## AIM
Take the line containing "Rebuild this chart", the line containing "const mSize = [27,23];", and all lines between them, and transcribe them exactly. Leave out pictures.

## TASK INPUT
'''
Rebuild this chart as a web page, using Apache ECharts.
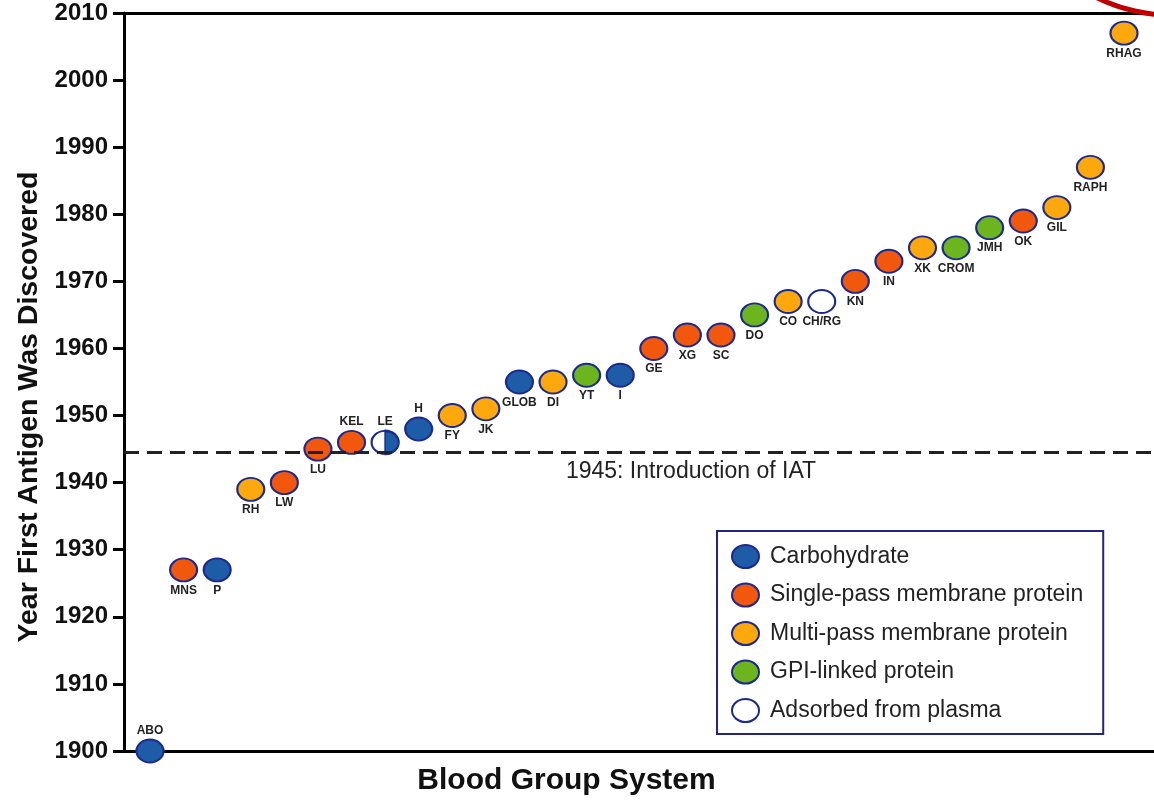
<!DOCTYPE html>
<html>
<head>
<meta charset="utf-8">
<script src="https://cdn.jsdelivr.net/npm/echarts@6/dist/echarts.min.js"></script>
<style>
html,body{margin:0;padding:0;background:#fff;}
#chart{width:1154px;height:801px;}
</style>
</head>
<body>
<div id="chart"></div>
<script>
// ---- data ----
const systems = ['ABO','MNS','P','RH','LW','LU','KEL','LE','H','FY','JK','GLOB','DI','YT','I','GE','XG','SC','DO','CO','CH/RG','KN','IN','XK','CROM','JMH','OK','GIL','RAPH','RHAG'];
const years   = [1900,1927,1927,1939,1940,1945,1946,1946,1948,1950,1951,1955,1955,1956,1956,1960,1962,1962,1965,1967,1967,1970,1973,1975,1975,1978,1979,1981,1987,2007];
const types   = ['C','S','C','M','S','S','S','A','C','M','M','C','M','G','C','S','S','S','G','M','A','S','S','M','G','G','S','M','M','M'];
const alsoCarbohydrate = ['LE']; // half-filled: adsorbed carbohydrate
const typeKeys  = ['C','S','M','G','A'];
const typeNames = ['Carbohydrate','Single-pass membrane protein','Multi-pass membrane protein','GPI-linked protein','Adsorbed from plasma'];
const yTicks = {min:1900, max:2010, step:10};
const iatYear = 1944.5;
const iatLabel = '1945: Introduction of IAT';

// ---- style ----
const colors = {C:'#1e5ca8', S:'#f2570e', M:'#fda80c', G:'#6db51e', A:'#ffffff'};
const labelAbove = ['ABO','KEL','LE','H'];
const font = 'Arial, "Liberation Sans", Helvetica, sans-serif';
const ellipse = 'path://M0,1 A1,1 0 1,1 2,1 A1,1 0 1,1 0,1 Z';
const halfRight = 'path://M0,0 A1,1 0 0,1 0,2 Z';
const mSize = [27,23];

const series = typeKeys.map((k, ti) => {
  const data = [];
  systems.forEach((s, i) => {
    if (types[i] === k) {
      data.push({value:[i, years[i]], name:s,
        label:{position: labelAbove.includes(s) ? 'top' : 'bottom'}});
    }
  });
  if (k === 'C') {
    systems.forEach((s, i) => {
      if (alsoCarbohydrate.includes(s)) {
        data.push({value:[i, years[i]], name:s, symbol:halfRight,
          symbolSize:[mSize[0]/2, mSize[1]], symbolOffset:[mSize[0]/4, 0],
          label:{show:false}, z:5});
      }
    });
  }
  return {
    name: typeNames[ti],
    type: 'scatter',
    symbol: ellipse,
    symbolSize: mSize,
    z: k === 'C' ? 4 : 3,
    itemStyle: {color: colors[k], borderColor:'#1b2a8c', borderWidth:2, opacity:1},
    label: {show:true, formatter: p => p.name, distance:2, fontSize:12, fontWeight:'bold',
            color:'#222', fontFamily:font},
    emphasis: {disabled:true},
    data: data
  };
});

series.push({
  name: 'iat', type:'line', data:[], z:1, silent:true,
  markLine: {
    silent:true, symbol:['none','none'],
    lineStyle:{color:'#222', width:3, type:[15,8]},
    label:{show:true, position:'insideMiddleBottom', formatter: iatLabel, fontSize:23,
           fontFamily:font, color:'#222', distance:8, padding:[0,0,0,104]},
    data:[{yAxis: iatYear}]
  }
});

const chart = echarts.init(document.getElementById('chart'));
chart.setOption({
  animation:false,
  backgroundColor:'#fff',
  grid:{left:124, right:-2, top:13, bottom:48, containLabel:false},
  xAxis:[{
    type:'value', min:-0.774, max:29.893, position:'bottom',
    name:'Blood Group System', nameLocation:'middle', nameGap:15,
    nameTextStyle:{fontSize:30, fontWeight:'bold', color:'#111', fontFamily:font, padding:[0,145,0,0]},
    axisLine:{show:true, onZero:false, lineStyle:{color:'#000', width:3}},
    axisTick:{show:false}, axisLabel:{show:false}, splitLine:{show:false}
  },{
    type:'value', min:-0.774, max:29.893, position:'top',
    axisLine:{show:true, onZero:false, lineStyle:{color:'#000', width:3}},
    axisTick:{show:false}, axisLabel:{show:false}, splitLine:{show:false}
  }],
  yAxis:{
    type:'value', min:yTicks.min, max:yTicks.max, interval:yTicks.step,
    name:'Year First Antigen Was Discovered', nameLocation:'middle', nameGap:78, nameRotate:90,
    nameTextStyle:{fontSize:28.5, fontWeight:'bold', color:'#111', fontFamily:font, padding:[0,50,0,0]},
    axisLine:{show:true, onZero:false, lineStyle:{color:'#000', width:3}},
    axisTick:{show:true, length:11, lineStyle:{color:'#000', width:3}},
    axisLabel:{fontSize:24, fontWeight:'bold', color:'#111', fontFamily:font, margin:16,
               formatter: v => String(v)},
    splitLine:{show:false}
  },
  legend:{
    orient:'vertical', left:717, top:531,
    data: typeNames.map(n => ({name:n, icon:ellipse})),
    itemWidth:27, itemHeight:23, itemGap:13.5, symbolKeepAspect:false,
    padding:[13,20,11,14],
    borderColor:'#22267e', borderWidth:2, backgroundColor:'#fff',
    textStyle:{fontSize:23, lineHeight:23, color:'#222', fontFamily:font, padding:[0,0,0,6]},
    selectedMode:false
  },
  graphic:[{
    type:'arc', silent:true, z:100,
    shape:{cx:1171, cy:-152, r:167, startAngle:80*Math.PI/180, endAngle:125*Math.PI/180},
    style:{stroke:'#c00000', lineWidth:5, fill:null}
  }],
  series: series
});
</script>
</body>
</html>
'''
'''
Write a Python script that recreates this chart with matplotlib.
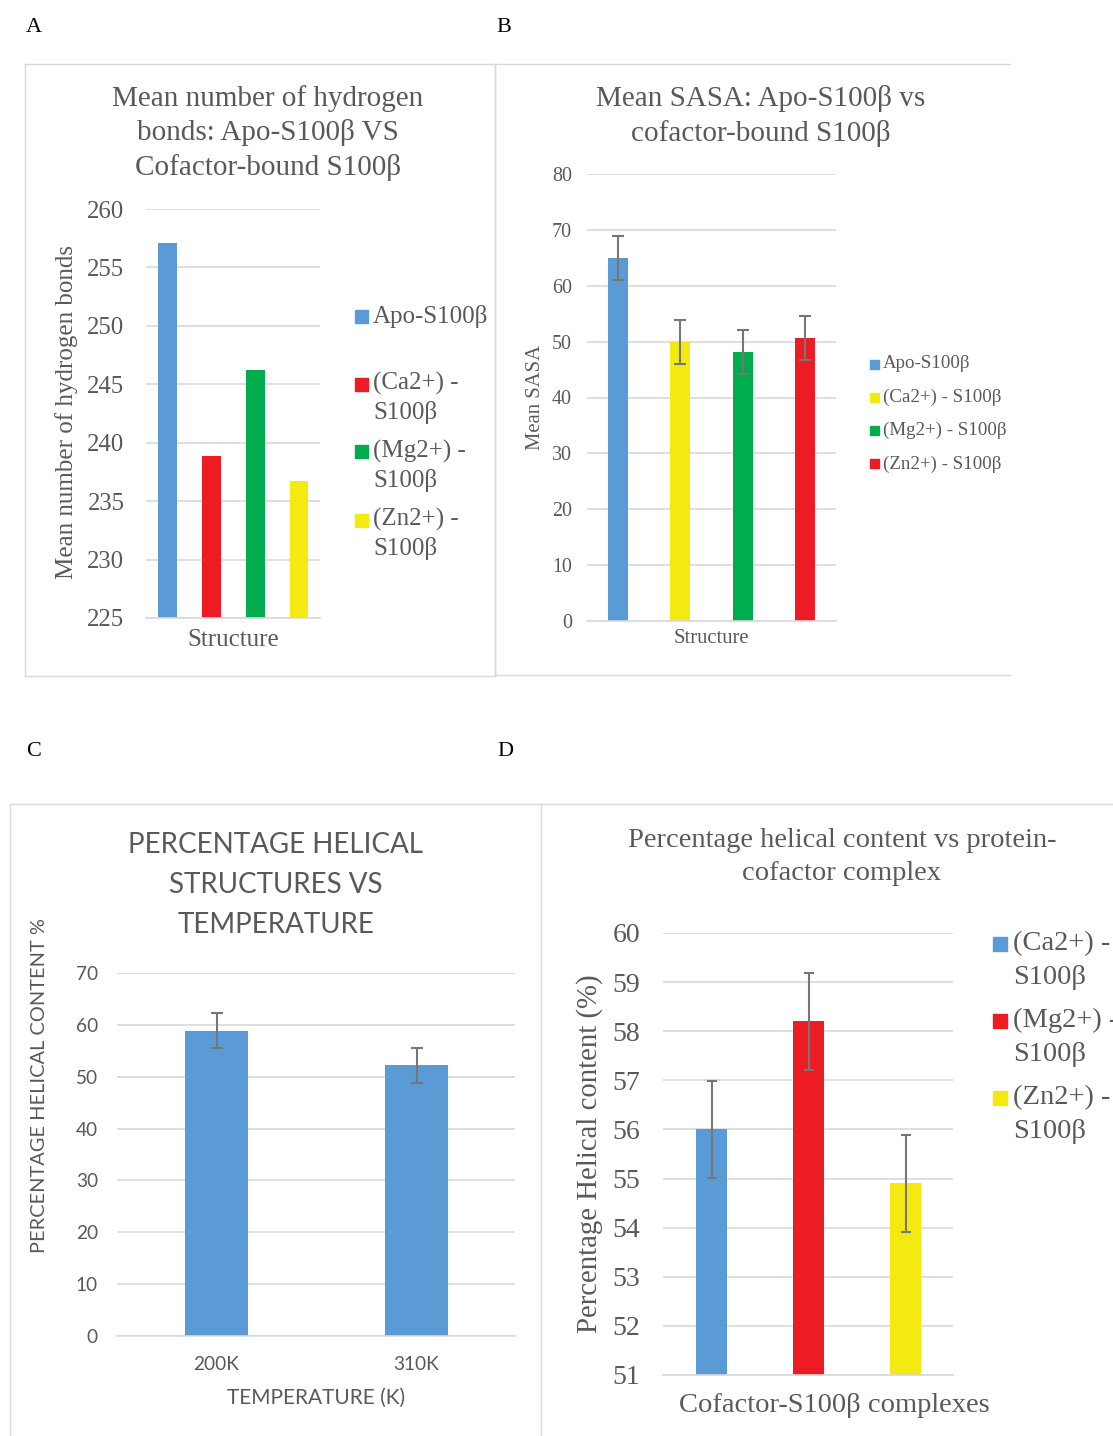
'''
## ANSWER TO THIS TASK
Rebuild this chart as a web page, using Apache ECharts.
<!DOCTYPE html>
<html>
<head>
<meta charset="utf-8">
<script src="https://cdn.jsdelivr.net/npm/echarts@6/dist/echarts.min.js"></script>
<style>
html,body{margin:0;padding:0;background:#fff;}
#chart{width:1154px;height:801px;}
</style>
</head>
<body>
<div id="chart"></div>
<script>
// ---- data ----
const systems = ['ABO','MNS','P','RH','LW','LU','KEL','LE','H','FY','JK','GLOB','DI','YT','I','GE','XG','SC','DO','CO','CH/RG','KN','IN','XK','CROM','JMH','OK','GIL','RAPH','RHAG'];
const years   = [1900,1927,1927,1939,1940,1945,1946,1946,1948,1950,1951,1955,1955,1956,1956,1960,1962,1962,1965,1967,1967,1970,1973,1975,1975,1978,1979,1981,1987,2007];
const types   = ['C','S','C','M','S','S','S','A','C','M','M','C','M','G','C','S','S','S','G','M','A','S','S','M','G','G','S','M','M','M'];
const alsoCarbohydrate = ['LE']; // half-filled: adsorbed carbohydrate
const typeKeys  = ['C','S','M','G','A'];
const typeNames = ['Carbohydrate','Single-pass membrane protein','Multi-pass membrane protein','GPI-linked protein','Adsorbed from plasma'];
const yTicks = {min:1900, max:2010, step:10};
const iatYear = 1944.5;
const iatLabel = '1945: Introduction of IAT';

// ---- style ----
const colors = {C:'#1e5ca8', S:'#f2570e', M:'#fda80c', G:'#6db51e', A:'#ffffff'};
const labelAbove = ['ABO','KEL','LE','H'];
const font = 'Arial, "Liberation Sans", Helvetica, sans-serif';
const ellipse = 'path://M0,1 A1,1 0 1,1 2,1 A1,1 0 1,1 0,1 Z';
const halfRight = 'path://M0,0 A1,1 0 0,1 0,2 Z';
const mSize = [27,23];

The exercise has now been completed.